Omega-3 Fat: How Much is Enough?
“How much omega-3 fat supplement should I be taking daily?” Frankly, it is not a simple question to answer. The reason for this is that our body needs a balance between omega-3 and omega-6 fat intake.
Several recent studies validate this point. A paper published in the New England Journal of Medicine demonstrated no benefit from taking just one gram of fish oil per day. Yet, a brand new study released a couple weeks ago showed that six grams of fish oil daily achieved the goal of the study.

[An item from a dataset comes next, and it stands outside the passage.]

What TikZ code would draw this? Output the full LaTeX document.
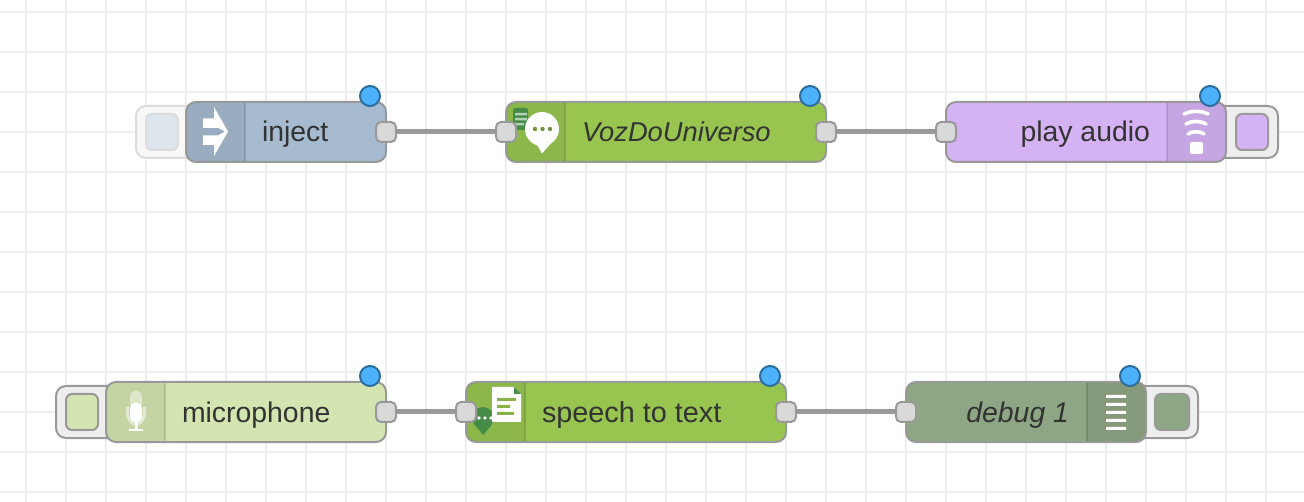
\documentclass[tikz,border=0pt]{standalone}
\usepackage{fontspec}
\setmainfont{Liberation Sans}
\definecolor{gridc}{HTML}{EEEEEE}
\definecolor{edge}{HTML}{999999}
\definecolor{injectc}{HTML}{A6BBCF}
\definecolor{funcc}{HTML}{97C550}
\definecolor{playc}{HTML}{D5B2F4}
\definecolor{micc}{HTML}{D3E5B0}
\definecolor{debugc}{HTML}{8FA684}
\definecolor{portc}{HTML}{D9D9D9}
\definecolor{badgec}{HTML}{4BB2FB}
\definecolor{badgee}{HTML}{2A6D9E}
\definecolor{textc}{HTML}{333333}
\definecolor{dkgreen}{HTML}{458C46}
\tikzset{
  x=1pt,y=-1pt,
  body/.style={draw=edge,line width=2pt,rounded corners=10pt,minimum height=60pt,inner sep=0pt,outer sep=0pt},
  port/.style={draw=edge,line width=2pt,fill=portc,rounded corners=5pt,minimum size=20pt,inner sep=0pt,outer sep=0pt},
  badge/.style={circle,draw=badgee,line width=2pt,fill=badgec,minimum size=20pt,inner sep=0pt,outer sep=0pt},
  wire/.style={draw=edge,line width=5pt},
  label/.style={text=textc,font=\fontsize{28.4}{30}\selectfont,inner sep=0pt,outer sep=0pt,text height=20pt,text depth=0pt},
  outerbtn/.style={draw=edge,line width=2pt,fill=gridc,rounded corners=10pt,minimum height=52pt,inner sep=0pt,outer sep=0pt},
  innerbtn/.style={draw=edge,line width=2pt,rounded corners=6pt,minimum width=32pt,minimum height=36pt,inner sep=0pt,outer sep=0pt},
  band/.style={fill=black,fill opacity=.07},
  divider/.style={draw=black,draw opacity=.12,line width=2pt},
  icon/.style={fill=white,draw=none},
}
\begin{document}
\begin{tikzpicture}
\useasboundingbox (0,0) rectangle (1304,502);
\fill[white] (0,0) rectangle (1304,502);
% grid
\foreach \gx in {26,66,...,1306} \draw[gridc,line width=2pt] (\gx,0) -- (\gx,502);
\foreach \gy in {12,52,...,492} \draw[gridc,line width=2pt] (0,\gy) -- (1304,\gy);

% buttons
\node[outerbtn,minimum width=72pt,draw=edge!35,fill=gridc!45] (btnA) at (172,132) {};
\node[innerbtn,draw=edge!35,fill=injectc!38] (btnAi) at (162,132) {};
\node[outerbtn,minimum width=80pt] (btnC) at (1238,132) {};
\node[innerbtn,fill=playc] (btnCi) at (1252,132) {};
\node[outerbtn,minimum width=72pt] (btnD) at (92,412) {};
\node[innerbtn,fill=micc] (btnDi) at (82,412) {};
\node[outerbtn,minimum width=80pt] (btnF) at (1158,412) {};
\node[innerbtn,fill=debugc,minimum width=34pt] (btnFi) at (1172,412) {};

% bodies
\node[body,fill=injectc,minimum width=200pt] (nA) at (286,132) {};
\node[body,fill=funcc,minimum width=320pt] (nB) at (666,132) {};
\node[body,fill=playc,minimum width=280pt] (nC) at (1086,132) {};
\node[body,fill=micc,minimum width=280pt] (nD) at (246,412) {};
\node[body,fill=funcc,minimum width=320pt] (nE) at (626,412) {};
\node[body,fill=debugc,minimum width=240pt] (nF) at (1026,412) {};

% icon bands
\fill[band] (245,103) [rounded corners=9pt] -- (187,103) -- (187,161) [sharp corners] -- (245,161) -- cycle;
\draw[divider] (245,103) -- (245,161);
\fill[band] (565,103) [rounded corners=9pt] -- (507,103) -- (507,161) [sharp corners] -- (565,161) -- cycle;
\draw[divider] (565,103) -- (565,161);
\fill[band] (1167,103) [rounded corners=9pt] -- (1225,103) -- (1225,161) [sharp corners] -- (1167,161) -- cycle;
\draw[divider] (1167,103) -- (1167,161);
\fill[band] (165,383) [rounded corners=9pt] -- (107,383) -- (107,441) [sharp corners] -- (165,441) -- cycle;
\draw[divider] (165,383) -- (165,441);
\fill[band] (525,383) [rounded corners=9pt] -- (467,383) -- (467,441) [sharp corners] -- (525,441) -- cycle;
\draw[divider] (525,383) -- (525,441);
\fill[band] (1087,383) [rounded corners=9pt] -- (1145,383) -- (1145,441) [sharp corners] -- (1087,441) -- cycle;
\draw[divider] (1087,383) -- (1087,441);

% inject icon
\fill[icon] (203,118.5) -- (214,118.5) -- (214,107) -- (228,131.5) -- (214,156) -- (214,145) -- (203,145) -- (203,135.5) -- (218,135.5) -- (225,131.5) -- (218,128) -- (203,128) -- cycle;

% VozDoUniverso icon
\fill[dkgreen,rounded corners=2pt] (513,108) rectangle (528,130);
\fill[white,opacity=.6] (515,113) rectangle (527,115.5) (515,118) rectangle (527,120.5) (515,123) rectangle (524,125.5);
\fill[icon] (542,129) circle (17);
\fill[icon] (536,143) -- (542,153.5) -- (553,141) -- cycle;
\fill[funcc!75!black] (535,129) circle (2.2) (542.5,129) circle (2.2) (550,129) circle (2.2);

% wifi icon
\begin{scope}[line width=3.6pt,white,line cap=round]
\draw (1184,114) .. controls (1192,110.5) and (1201,110.5) .. (1208,114);
\draw (1186,124) .. controls (1192,120.5) and (1200,120.5) .. (1206,124);
\draw (1188,134) .. controls (1192,131) and (1200,131) .. (1204,134);
\end{scope}
\fill[icon,rounded corners=2pt] (1190,142) rectangle (1203,154);

% microphone icon
\fill[white,opacity=.45,rounded corners=5pt] (130,391) rectangle (142,408);
\fill[white,rounded corners=5pt] (130,403) rectangle (142,422);
\draw[white,opacity=.55,line width=3pt] (127.5,407) -- (127.5,412) .. controls (127.5,419) and (131,424) .. (136,424) .. controls (141,424) and (144.5,419) .. (144.5,412) -- (144.5,407);
\draw[white,line width=3pt] (136,422) -- (136,430);
\draw[white,line width=2.4pt] (129,430) -- (143,430);

% speech to text icon
\fill[dkgreen] (483,418) circle (11);
\fill[dkgreen] (476,426) -- (483,435) -- (491,426) -- cycle;
\fill[icon] (492,387) -- (514,387) -- (521,394) -- (521,422) -- (492,422) -- cycle;
\fill[dkgreen] (514,387) -- (521,394) -- (514,394) -- cycle;
\fill[funcc!90!black] (497,398) rectangle (516,401) (497,405) rectangle (510,408) (497,412) rectangle (514,415);
\fill[white] (479,418) circle (1.8) (485,418) circle (1.8) (491,418) circle (1.8);

% debug icon
\fill[icon] (1106,395) rectangle (1126,398) (1106,403) rectangle (1126,406) (1106,411) rectangle (1126,414) (1106,419) rectangle (1126,422) (1106,427) rectangle (1126,430);

% ports
\node[port] (oA) at (386,132) {};
\node[port] (iB) at (506,132) {};
\node[port] (oB) at (826,132) {};
\node[port] (iC) at (946,132) {};
\node[port] (oD) at (386,412) {};
\node[port] (iE) at (466,412) {};
\node[port] (oE) at (786,412) {};
\node[port] (iF) at (906,412) {};

% wires
\draw[wire] (oA) -- (iB);
\draw[wire] (oB) -- (iC);
\draw[wire] (oD) -- (iE);
\draw[wire] (oE) -- (iF);

% badges
\node[badge] (bA) at (370,96) {};
\node[badge] (bB) at (810,96) {};
\node[badge] (bC) at (1210,96) {};
\node[badge] (bD) at (370,376) {};
\node[badge] (bE) at (770,376) {};
\node[badge] (bF) at (1130,376) {};

% labels
\node[label,anchor=west] (tA) at (262,132) {inject};
\node[label,anchor=west,font=\fontsize{27.3}{30}\selectfont\itshape] (tB) at (582,132) {VozDoUniverso};
\node[label,anchor=east] (tC) at (1150,132) {play audio};
\node[label,anchor=west] (tD) at (182,412) {microphone};
\node[label,anchor=west,font=\fontsize{28.8}{30}\selectfont] (tE) at (542,412) {speech to text};
\node[label,anchor=east,font=\fontsize{28.4}{30}\selectfont\itshape] (tF) at (1069,412) {debug 1};
\end{tikzpicture}
\end{document}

What is telling about all of the recently published information is that only studies that consume a much higher quantity of omega-3 oil than we consume daily in our diet do we see any clinical benefit. My practice in Gastroenterology has demonstrated this fact as well. I have now tested about 2500 individuals with the “Omega Check” and have found less than ten individuals who were consuming enough omega-3 supplements and most everyone ingests too much omega-6 fats.
As I pointed out in my article about the “Omega Check,” we can change our diet to rebalance our omega levels. Usually it requires us to decrease our vegetable oils, nuts and processed foods while increasing our fish, flax or krill oil intake. After a few months of dietary correction, we can remeasure our omega levels to see if the correction has brought them back into balance.
One of the frustrating messages that I hear daily from my patients is that they just read that there is no benefit in taking omega-3 oil. Yet, the data are overwhelming that omega-3 fats are essential for nutritional health. The problem is that we are not given any guidance on the food label about quantities of omega-3 or omega-6 fats.
The U.S. Department of Agriculture website gives guidance on most nutrients in what is known as the recommended daily allowance or RDA. The most recent RDA for omega-6 fat is 11 to 17 grams per day. Their guidance for omega-3 fat intake is 1.2 to 1.4 grams per day. I am not sure how these numbers were derived because our body requires about 1.5 to 2 times as much omega-3 fats compared with omega-6 fat to get our bodies into balance.
Based on the “Omega Check” values in your body you would need to consume 22 to 34 grams of fish oil per day to balance 11 to 17 grams of omega-6 fat in your diet. It is far easier to dramatically reduce your omega-6 intake rather than consuming 40 to 60 capsules of fish oil per day (20-30 grams) in order to balance your omega levels. The present ratio of omega-6 to omega-3 fat in our diet is about 18:1. That ratio should be about 1:2.
How do you bring down your omega 6 to omega-3 ratio so that you do not have to consume so much omega-3 supplement? The best way is to reduce your primary sources of omega-6 fat intake. This means that you need to reduce nuts, vegetable oils, deep fried foods and processed foods (see previous articles).
The other thing is to get your blood tested a couple times per year to see if your omega levels are balanced and adjust your diet and omega-3 supplementation accordingly. I hope this is helpful. Get balanced.